I will restrict my explanations to formats and their handling in TeX Live. MikTeX has a different approach I guess.

To add to David's explanation, formats are defined in the so called TLPOBJ, these are the stanzas (paragraphs) you can see in the texlive.tlpdb (which is in PATH/TO/TEXLIVE/2019/tlpkg/texlive.tlpdb). An example:

name aleph
category Package
revision 50602
...
execute AddFormat name=aleph engine=aleph options=*aleph.ini           fmttriggers=cm,hyphen-base,knuth-lib,plain
execute AddFormat name=lamed engine=aleph patterns=language.dat           options=*lambda.ini           fmttriggers=cm,hyphen-base,antomega,lambda,latex,latex-fonts,omega
...

This adds two format definitions. In the TLPDB we are using key=value pairs, from which the fmtutil.cnf is generated. (Ignore the fmttriggers for now, they are internal features to trigger rebuilds)

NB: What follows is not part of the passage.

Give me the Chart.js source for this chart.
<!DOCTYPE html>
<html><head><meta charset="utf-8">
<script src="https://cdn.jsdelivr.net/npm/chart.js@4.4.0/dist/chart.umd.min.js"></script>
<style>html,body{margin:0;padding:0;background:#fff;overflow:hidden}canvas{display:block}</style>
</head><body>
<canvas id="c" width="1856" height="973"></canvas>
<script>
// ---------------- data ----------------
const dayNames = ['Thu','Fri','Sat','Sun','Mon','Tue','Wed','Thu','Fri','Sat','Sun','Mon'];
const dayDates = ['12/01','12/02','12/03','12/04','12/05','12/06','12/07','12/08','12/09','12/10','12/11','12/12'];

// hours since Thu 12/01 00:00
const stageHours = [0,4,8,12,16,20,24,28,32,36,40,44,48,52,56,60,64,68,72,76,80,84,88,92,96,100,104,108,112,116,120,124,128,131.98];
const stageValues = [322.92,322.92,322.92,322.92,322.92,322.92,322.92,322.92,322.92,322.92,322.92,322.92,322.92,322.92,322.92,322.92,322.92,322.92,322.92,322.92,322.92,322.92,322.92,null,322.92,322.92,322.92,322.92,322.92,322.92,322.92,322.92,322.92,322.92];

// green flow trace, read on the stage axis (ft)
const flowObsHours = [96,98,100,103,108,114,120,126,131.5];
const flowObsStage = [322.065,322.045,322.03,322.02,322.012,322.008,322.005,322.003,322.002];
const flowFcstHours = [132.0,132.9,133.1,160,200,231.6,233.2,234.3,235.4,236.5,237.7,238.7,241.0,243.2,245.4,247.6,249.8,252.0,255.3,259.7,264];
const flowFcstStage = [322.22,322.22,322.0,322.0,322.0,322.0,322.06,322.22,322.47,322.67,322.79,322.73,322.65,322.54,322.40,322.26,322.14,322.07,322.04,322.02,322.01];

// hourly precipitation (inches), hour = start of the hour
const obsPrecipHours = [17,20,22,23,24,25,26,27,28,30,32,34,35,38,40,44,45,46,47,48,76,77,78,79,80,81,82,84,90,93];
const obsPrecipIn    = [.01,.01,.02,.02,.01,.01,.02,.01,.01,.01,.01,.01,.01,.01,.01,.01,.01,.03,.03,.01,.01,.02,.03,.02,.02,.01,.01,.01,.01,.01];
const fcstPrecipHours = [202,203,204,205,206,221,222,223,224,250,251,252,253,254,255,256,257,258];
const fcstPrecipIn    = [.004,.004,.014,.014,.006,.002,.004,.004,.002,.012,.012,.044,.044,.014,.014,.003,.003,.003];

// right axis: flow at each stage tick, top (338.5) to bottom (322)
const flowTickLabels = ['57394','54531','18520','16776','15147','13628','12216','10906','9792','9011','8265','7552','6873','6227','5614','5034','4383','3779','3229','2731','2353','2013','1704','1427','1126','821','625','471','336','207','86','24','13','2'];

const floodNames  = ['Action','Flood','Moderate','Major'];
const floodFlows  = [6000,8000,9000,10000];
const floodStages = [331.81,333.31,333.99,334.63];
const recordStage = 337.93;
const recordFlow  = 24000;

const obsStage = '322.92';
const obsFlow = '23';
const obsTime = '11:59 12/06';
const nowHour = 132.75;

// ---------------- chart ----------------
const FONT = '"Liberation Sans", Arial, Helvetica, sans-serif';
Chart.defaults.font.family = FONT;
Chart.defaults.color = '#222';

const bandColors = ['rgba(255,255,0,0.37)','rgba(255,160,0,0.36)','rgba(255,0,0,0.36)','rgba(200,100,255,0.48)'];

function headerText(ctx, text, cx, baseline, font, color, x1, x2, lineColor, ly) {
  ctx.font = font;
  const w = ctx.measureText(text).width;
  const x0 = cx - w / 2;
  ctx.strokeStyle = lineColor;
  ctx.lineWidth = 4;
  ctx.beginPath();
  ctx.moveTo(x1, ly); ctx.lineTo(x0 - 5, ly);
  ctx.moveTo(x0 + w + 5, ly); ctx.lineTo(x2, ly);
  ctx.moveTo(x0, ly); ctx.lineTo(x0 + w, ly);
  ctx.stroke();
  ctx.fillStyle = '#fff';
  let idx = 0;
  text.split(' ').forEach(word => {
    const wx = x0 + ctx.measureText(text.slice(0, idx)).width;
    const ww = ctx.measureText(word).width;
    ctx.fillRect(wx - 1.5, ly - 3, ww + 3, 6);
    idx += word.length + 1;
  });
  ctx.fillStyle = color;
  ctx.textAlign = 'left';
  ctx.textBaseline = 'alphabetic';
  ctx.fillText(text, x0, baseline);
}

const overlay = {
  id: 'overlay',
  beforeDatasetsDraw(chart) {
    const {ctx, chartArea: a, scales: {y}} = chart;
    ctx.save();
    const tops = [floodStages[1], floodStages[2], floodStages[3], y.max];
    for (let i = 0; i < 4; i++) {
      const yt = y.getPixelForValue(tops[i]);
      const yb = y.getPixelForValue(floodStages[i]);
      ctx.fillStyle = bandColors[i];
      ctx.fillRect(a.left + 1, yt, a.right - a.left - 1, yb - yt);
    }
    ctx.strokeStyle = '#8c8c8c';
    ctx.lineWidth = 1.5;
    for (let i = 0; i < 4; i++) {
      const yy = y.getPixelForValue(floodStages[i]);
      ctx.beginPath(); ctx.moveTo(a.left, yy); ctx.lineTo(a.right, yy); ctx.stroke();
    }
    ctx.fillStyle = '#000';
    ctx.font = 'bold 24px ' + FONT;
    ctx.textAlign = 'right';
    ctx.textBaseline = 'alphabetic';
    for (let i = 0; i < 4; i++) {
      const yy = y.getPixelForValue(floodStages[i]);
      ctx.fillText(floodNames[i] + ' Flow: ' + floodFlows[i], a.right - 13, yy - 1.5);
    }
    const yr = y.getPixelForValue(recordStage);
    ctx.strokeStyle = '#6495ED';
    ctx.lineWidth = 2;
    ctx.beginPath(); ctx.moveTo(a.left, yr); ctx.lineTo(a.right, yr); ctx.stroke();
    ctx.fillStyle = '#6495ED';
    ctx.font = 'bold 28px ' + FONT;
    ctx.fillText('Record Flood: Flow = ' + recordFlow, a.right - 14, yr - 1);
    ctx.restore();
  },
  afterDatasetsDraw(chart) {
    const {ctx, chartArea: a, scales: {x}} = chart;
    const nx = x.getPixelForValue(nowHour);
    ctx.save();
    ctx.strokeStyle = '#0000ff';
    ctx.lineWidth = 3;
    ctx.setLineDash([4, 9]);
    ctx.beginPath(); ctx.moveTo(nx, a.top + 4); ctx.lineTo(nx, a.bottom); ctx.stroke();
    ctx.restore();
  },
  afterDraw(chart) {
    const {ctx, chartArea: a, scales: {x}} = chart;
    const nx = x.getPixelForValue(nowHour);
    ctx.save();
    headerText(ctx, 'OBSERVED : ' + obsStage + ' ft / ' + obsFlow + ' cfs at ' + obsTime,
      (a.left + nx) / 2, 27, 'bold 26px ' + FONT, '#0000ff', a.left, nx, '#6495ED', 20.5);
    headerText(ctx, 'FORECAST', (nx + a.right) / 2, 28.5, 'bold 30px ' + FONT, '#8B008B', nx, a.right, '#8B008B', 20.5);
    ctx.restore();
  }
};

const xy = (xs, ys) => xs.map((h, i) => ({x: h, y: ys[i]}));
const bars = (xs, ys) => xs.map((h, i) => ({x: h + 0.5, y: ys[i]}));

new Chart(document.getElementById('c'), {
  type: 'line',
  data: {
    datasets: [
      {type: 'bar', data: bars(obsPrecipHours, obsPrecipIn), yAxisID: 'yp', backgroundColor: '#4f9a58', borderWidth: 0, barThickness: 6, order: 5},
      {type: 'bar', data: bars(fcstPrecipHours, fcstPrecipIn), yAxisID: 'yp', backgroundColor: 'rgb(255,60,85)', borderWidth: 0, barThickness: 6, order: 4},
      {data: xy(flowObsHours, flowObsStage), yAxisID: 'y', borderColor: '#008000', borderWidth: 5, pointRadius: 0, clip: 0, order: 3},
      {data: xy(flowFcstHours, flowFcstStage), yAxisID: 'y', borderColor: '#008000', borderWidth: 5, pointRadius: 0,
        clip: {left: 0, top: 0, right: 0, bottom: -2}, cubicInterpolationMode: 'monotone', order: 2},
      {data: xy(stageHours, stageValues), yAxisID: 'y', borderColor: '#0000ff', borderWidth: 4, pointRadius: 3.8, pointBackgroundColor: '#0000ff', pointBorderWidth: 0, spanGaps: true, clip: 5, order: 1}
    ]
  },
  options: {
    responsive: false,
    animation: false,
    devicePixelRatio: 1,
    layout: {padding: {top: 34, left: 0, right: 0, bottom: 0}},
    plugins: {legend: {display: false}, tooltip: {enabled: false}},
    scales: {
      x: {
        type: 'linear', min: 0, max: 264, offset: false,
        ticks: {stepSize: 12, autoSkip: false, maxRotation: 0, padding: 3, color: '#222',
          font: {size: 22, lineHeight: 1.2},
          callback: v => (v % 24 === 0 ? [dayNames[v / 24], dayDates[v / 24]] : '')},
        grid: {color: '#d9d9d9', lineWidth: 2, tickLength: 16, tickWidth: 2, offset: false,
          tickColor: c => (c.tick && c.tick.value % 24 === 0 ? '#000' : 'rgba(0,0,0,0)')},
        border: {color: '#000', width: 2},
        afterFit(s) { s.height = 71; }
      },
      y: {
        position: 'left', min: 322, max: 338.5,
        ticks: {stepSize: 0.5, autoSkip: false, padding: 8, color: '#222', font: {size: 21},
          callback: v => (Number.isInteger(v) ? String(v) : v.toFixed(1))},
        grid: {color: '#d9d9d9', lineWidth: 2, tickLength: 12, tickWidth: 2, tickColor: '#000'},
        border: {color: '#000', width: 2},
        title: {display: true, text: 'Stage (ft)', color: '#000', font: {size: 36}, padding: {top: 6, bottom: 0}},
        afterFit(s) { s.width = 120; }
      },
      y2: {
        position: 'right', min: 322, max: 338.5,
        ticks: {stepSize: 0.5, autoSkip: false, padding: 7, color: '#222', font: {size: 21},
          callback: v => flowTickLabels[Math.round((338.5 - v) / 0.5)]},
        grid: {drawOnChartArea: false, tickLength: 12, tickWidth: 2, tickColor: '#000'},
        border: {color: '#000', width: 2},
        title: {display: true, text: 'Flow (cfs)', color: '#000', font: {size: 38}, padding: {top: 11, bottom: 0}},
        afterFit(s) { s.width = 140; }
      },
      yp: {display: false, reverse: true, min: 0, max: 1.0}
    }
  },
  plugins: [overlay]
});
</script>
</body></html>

The definitions in turn come from the macro package writers and are put into the source files for the tlpobj by us (TL Team).

Most of the formats are defined in the respective engine package:

  • aleph engine is in aleph package and defined aleph and lamed
  • context package provides all kinds of cont-XX formats
  • cslatex package provides cslatex and pdfcslatex formats
  • ...

Some formats, in particular the base latex formats, get a special treatment, though.

Concerning the language question: As David said, hyphenation patterns can only be loaded during format creation time, and in addition different engines (binary programs) use different formats of hyphenation pattern definitions, thus we need to have the file to be loaded in the configuration file.